_WHAT THE EXERCISE ASKS_.
Copy out every line that contains the word "React".

____

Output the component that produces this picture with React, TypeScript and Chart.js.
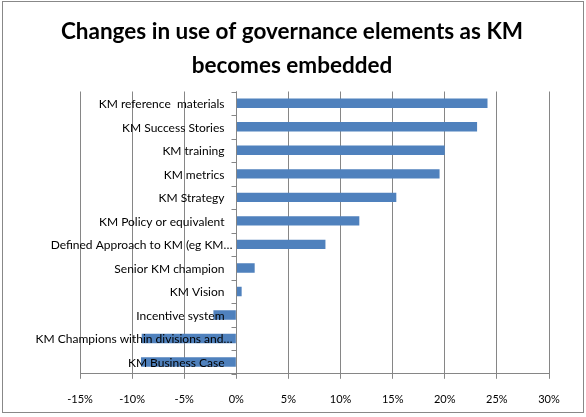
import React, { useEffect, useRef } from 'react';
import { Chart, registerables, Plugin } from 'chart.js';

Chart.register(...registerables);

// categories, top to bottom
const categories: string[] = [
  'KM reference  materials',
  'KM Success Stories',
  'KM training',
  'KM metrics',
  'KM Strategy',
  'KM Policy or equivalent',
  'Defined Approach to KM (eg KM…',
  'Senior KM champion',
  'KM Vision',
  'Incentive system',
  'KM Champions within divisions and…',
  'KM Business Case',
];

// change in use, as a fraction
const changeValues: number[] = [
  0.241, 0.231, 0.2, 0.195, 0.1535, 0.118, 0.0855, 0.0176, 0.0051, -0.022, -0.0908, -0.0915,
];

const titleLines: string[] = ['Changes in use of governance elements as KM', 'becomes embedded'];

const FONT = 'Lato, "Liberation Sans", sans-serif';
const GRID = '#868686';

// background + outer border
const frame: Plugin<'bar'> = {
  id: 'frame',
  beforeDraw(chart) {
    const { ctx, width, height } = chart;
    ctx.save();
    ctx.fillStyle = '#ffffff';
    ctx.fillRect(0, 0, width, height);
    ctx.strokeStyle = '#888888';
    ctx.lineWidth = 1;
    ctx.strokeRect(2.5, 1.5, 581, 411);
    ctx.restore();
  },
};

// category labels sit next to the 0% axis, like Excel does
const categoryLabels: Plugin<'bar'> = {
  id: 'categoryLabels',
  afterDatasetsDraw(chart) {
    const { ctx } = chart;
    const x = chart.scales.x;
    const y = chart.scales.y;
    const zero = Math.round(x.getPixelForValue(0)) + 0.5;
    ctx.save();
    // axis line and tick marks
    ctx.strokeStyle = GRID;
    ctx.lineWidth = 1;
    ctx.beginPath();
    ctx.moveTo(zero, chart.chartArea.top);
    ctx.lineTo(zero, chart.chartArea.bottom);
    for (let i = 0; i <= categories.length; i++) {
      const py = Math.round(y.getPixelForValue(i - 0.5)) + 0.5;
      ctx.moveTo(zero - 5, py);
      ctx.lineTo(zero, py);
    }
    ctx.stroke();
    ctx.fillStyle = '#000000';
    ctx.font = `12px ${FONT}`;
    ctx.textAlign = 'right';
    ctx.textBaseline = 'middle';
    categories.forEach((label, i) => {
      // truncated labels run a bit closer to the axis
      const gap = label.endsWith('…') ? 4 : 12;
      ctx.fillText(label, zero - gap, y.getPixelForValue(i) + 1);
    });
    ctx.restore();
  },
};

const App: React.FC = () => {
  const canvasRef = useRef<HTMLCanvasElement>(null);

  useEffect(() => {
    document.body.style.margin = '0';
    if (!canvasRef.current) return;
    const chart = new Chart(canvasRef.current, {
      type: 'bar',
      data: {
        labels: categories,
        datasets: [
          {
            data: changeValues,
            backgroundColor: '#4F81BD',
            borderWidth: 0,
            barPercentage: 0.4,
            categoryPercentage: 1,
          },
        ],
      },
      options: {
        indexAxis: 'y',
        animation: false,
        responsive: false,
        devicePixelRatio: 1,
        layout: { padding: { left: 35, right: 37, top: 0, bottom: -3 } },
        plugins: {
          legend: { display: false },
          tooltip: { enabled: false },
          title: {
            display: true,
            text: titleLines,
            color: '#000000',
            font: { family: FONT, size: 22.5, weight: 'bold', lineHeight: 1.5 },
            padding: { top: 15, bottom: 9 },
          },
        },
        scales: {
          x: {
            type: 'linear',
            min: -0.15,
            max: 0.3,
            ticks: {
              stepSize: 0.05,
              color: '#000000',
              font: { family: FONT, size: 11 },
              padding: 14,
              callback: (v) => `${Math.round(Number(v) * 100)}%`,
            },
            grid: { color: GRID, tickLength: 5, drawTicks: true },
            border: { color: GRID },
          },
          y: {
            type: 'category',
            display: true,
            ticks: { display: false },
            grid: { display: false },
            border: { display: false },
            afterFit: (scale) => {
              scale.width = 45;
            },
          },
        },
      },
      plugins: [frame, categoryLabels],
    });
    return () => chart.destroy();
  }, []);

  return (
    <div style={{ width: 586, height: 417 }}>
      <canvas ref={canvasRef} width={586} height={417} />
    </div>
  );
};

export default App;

____

_SOLUTION TO THIS TASK_.
Output the component that produces this picture with React, TypeScript and Chart.js.
import React, { useEffect, useRef } from 'react';
const App: React.FC = () => {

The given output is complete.